Some protesters also threw rocks and debris at motorists and tried to block an entrance to State Route 55 near the convention center.
“I knew this was going to happen,” protestor Daniel Lujan said. “It was going to be a riot. He deserves what he gets.”
“This is the anger people have against Trump,” said Jose Cruz, 21. “It’s not because he’s white — it’s because of what he’s said.”
But despite the protests – or perhaps partially because of them – Trump’s poll numbers are improving. He trailed presumptive Democratic nominee Hillary Clinton by 11 points on March 23 in the RealClearPolitics.com average of polls, but now is tied with her in the average, and has led in three of the most recent five surveys.
Protesters Will Continue To ‘Escalate Their Response’
Black Lives Matter activist Cat Brooks told The Guardian that “A lot of people want to dismiss us as troublemakers and rabble-rousers, but what you’re dealing with are highly sophisticated, very grounded, very committed organizers with a strong vision of what they want the future of this country to look like.”
Protestors plan to block roads, freeway exits and parking lots, Brooks said. She predicted that protestors will continue to try and disrupt Trump with bullhorns and publicity stunts.

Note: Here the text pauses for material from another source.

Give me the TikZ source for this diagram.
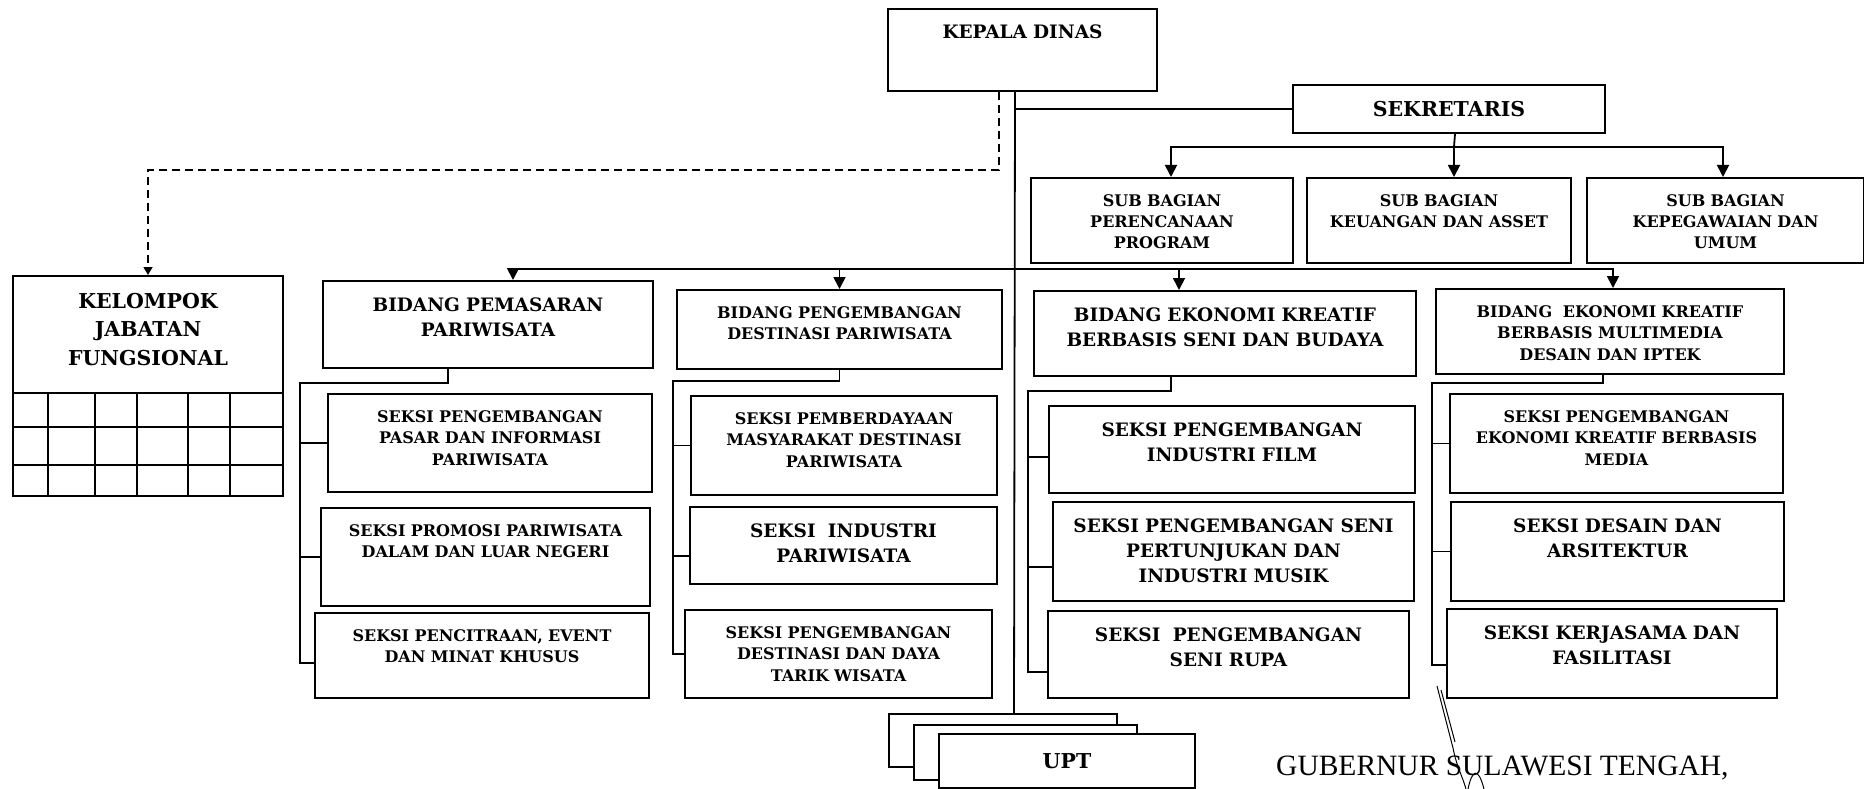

“We have friends and allies all over the country,” San Francisco activist Linda Capato told The Guardian. “The more Trump engages in this hateful rhetoric, the more people will feel compelled to escalate their response.”
Of course, rioting and violence is not confined to Republican events. The Nevada state Democratic convention on May 15 degenerated into a brawl between supporters of US Senator Bernie Sanders (D-Vermont) and Hillary Clinton backers. The Washington Post reported that at least one person was injured when Sanders supporters, who were angry at a vote count, tried to storm a stage.
Some Democrats are now afraid that violence could be repeated at the Democratic National Convention July 25-28 in Philadelphia, MSNBC reported.
Authorities in Cleveland are preparing for riots when that city hosts the Republican National Convention July 18-21.